Carcassonne: The Way of the Meeple

by Bret

Famous for it’s well preserved, unique Roman and Medieval fortifications, the southern French city of Carcassonne is the setting for one of the best introduction to euro games in all of geekdom!


There are perhaps two euro games generally known to the public, Settlers of Catan (and all its expansions) and Ticket to Ride (and all its variations). Carcassonne seems to be third in this area (and itself has multiple expansions and variants, but I’ve never played any of them yet). It’s the game of city, cloister, farm and road building and most people’s first acquaintance to this funny little wooden character: the meeple.

Carcassonne is a tile laying game, meaning its major component is drawing random tiles and placing them strategically on the table, thus the board grows as the game progresses and it is significantly different every time you play. Each tile has a road, a city, a cloister or a combination of these on it. When you place a tile you must do so that it makes logical sense. So, a road must connect to another road and a city wall must connect to another. You cannot have a road run into a wall or a field out of nowhere! The idea here is to place them in a manner that potentially scores you and deprives your opponents of the most points. You do this with these meeple characters each player has; little wooden stick figure-like pieces that have (since this game came out in 2000 and won many awards) become quite iconic in the gaming world.

carc1 carc3

You can only put a meeple on a tile you just placed but you do not score until that city, road or cloister is completed, or when the game ends. So, for instance in the picture on the left the cloister on the left that’s claimed would (at this point) score 7 points and the road loop on the bottom would score 4. Farms only score at the end of the game and are the trickiest to understand and utilize and also the hardest to explain, so we’ll skip that and let you figure it out when you play it!>:p You only have a limited supply of meeples, so it is important to score completed areas so you can get them back and score them again elsewhere. The game ends when the last tile is placed.

The strategy comes in how you use the tiles you draw, where you place them, and when to claim a city, road, cloister or farm. Oftentimes it is a good idea to claim part of a city someone else has already claimed to get the shields and/or to nullify their possible gains there.

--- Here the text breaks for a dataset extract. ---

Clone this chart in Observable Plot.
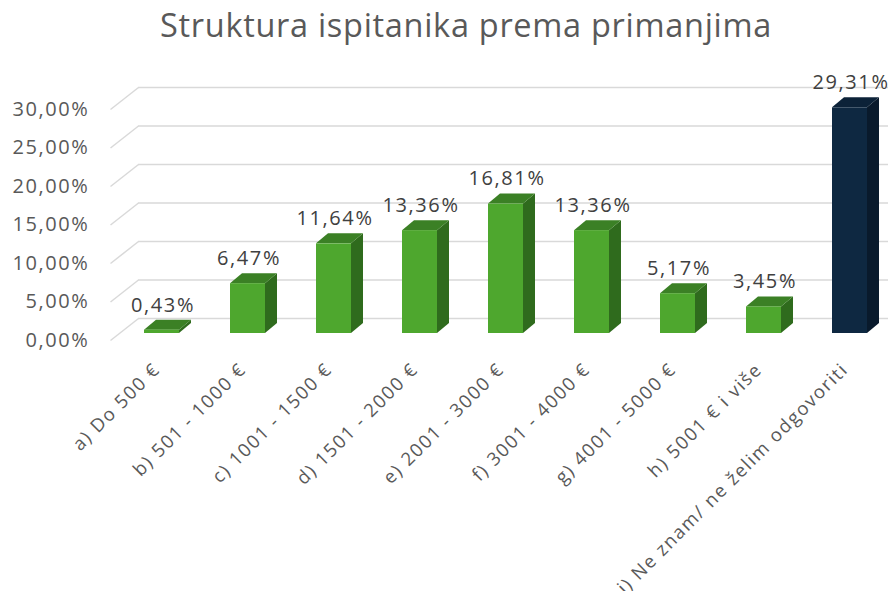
<!DOCTYPE html>
<html>
<head>
<meta charset="utf-8">
<script src="https://cdn.jsdelivr.net/npm/d3@7"></script>
<script src="https://cdn.jsdelivr.net/npm/@observablehq/plot@0.6"></script>
<style>
  html, body { margin: 0; padding: 0; background: #ffffff; }
  #title { height: 50px; line-height: 50px; font-family: "Open Sans", sans-serif; font-size: 32.5px; color: #595959; text-align: center; padding-left: 36px; box-sizing: border-box; width: 896px; letter-spacing: 0.7px; }
</style>
</head>
<body>
<div id="title">Struktura ispitanika prema primanjima</div>
<div id="chart"></div>
<script>
const categories = [
  "a) Do 500 €",
  "b) 501 - 1000 €",
  "c) 1001 - 1500 €",
  "d) 1501 - 2000 €",
  "e) 2001 - 3000 €",
  "f) 3001 - 4000 €",
  "g) 4001 - 5000 €",
  "h) 5001 € i više",
  "i) Ne znam/ ne želim odgovoriti"
];
const values = [0.43, 6.47, 11.64, 13.36, 16.81, 13.36, 5.17, 3.45, 29.31];
const yTicks = [0, 5, 10, 15, 20, 25, 30];

const greenFront = "#4ea72e", greenTop = "#3b8025", greenSide = "#2f6b1d";
const navyFront = "#0e2841", navyTop = "#0c2238", navySide = "#091a2c";

// pixel geometry helpers (px per data unit)
const W = 896, H = 541;
const mL = 161.5, mR = 46.5, mT = 52, mB = 258;
const pxX = (W - mL - mR) / 8;   // px per category step
const pxY = (H - mT - mB) / 30;  // px per percent
const hw = 17.5 / pxX;           // half bar width
const ddx = 12 / pxX, ddy = 10 / pxY;   // bar depth
const wallBack = 15 / pxY, wallFront = 7 / pxY;

const fmt = v => v.toFixed(2).replace(".", ",") + "%";
const barData = categories.map((c, i) => ({c, i, v: values[i], last: i === categories.length - 1}));

const sideFaces = barData.flatMap(d => [
  {i: d.i, last: d.last, x: d.i + hw, y1: 0, y2: d.v},
  {i: d.i, last: d.last, x: d.i + hw + ddx, y1: ddy, y2: d.v + ddy}
]);
const topFaces = barData.flatMap(d => [
  {i: d.i, last: d.last, y: d.v, x1: d.i - hw, x2: d.i + hw},
  {i: d.i, last: d.last, y: d.v + ddy, x1: d.i - hw + ddx, x2: d.i + hw + ddx}
]);

const xAt = px => (px - mL) / pxX;

const chart = Plot.plot({
  width: W, height: H,
  marginLeft: mL, marginRight: mR, marginTop: mT, marginBottom: mB,
  x: {type: "linear", domain: [0, 8], axis: null},
  y: {type: "linear", domain: [0, 30], axis: null},
  style: {fontFamily: "'Open Sans', sans-serif", background: "#ffffff", letterSpacing: "1.6px"},
  marks: [
    Plot.ruleY(yTicks, {y: d => d + wallBack, x1: xAt(138), x2: xAt(888), stroke: "#d9d9d9", strokeWidth: 1.5}),
    Plot.link(yTicks, {x1: xAt(110), y1: d => d - wallFront, x2: xAt(138), y2: d => d + wallBack, stroke: "#d9d9d9", strokeWidth: 1.5}),
    Plot.text(yTicks, {x: xAt(89), y: d => d - wallFront, text: fmt, textAnchor: "end", lineAnchor: "middle", fontSize: 20, fill: "#595959"}),
    Plot.areaY(sideFaces, {x: "x", y1: "y1", y2: "y2", z: "i", fill: d => d.last ? navySide : greenSide, curve: "linear"}),
    Plot.areaX(topFaces, {y: "y", x1: "x1", x2: "x2", z: "i", fill: d => d.last ? navyTop : greenTop, curve: "linear"}),
    Plot.rect(barData, {x1: d => d.i - hw, x2: d => d.i + hw, y1: 0, y2: "v", fill: d => d.last ? navyFront : greenFront}),
    Plot.text(barData, {x: "i", y: "v", text: d => fmt(d.v), dy: -25, dx: 1, lineAnchor: "middle", fontSize: 20, fill: "#404040"}),
    Plot.text(barData, {x: "i", y: -33 / pxY, text: "c", rotate: -45, textAnchor: "end", lineAnchor: "middle", dx: -5, fontSize: 18.5, fill: "#595959"})
  ]
});
document.getElementById("chart").appendChild(chart);
</script>
</body>
</html>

Personally, I am a big fan of tile games and this is no exception. It’s fun to see how the board builds out as well as how to act and react to the positioning of opponents. Though the randomness is a large part of the game, there is very little luck. A good player will consistently score competitively because they know how to place tiles and how/when to claim what.

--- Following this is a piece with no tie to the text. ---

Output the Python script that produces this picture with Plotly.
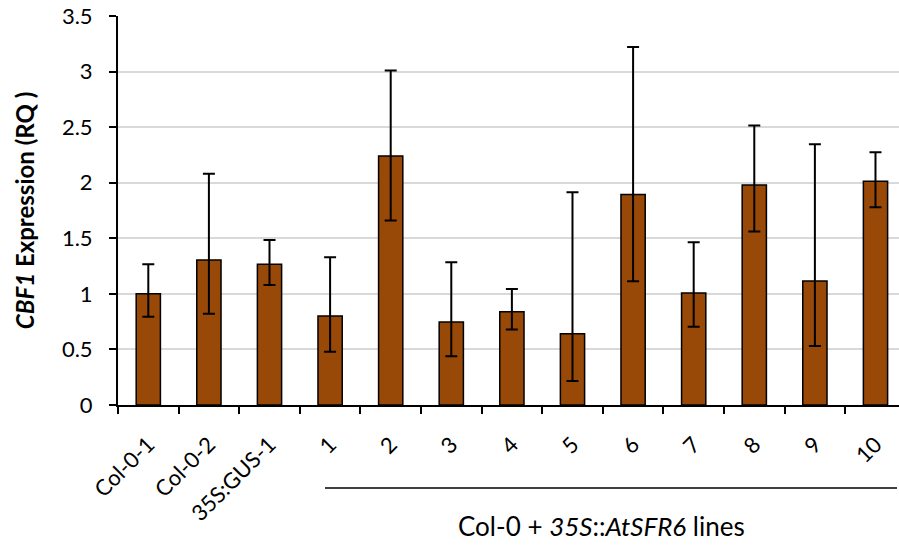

So, Carcassonne may sound a bit confusing and difficult at first, but after a few turns, it turns out to be quite simple to play. A great introduction to euros, fairly quick and fun for the whole family. There are intricacies that can allure rookie and seasoned game players and plays well in both two and multi-player settings. Plus there’s those cute little meeple characters you’ll just want to go and bake a cake in their image!

meeple cake (all photos courtesy of’s database)

Number of players: 2-5

Playing time: Around 1 hour

Suggested Ages: 8 and up


6 thoughts on “Carcassonne: The Way of the Meeple

  1. This is SO our favorite. Many a night in grad school, up late playing this with friends. Expansion packs as well!

  2. I love Carcassonne, in all of its variations. Although there aren’t the rich extensions available for it, my wife and I like the Hunters-Gatherers version best.

  3. All photos courtesy of I coulda sworn that shaggy-haired, chubby-cheeked, tile-placing boy was Sherman. All the same, I figure if a kid sitting in a Tigger chair can learn this game, maybe I could figure it out too! I’m curious — exactly how did the term “meeple” originate? I’m guessing some variation on “people”? Or is there no logical explanation whatsoever?

  4. Personally, I’ve been holding out on a good deal for the Big Box but even that is low on my wish list. So many games, so little disposable income!

    As far as I understand, the term originated with Carcassonne (and is an icon of euro games now) but is now often referred to for many shapes and sizes of wooden playing pieces for all sorts of games (animeeples, vegimeeples, etc)

  5. Sounds like maybe WE should get this one for a new family game—we love “Ticket to Ride!”—then you wouldn’t have to, Bret! (Well, at least until YOU have a shaggy-haired, chubby-cheeked boy of your own that you want to play it with! 🙂

    Amy: funny you thought that was Sherman, but not only is the hair not dark enough, but we don’t have a Tigger chair either, of course… (so what are you saying about my kids and their shaggy hair?? Or is that the quickest way to tell between MY kids and Ang’s kids with their buzz-cuts?!)

  6. Yeah, Carcossonne is a fun game. I like playing it because of the randomness at each juncture. You can balance sabotaging your opponents with scoring points for yourself. Stealing points, sharing points, and targeting other players for frustration can make this game LOADS of fun. You can change your strategy at will, and games only last 30-45 minutes, so you can rush through them at the end of the night instead of playing another game for hours.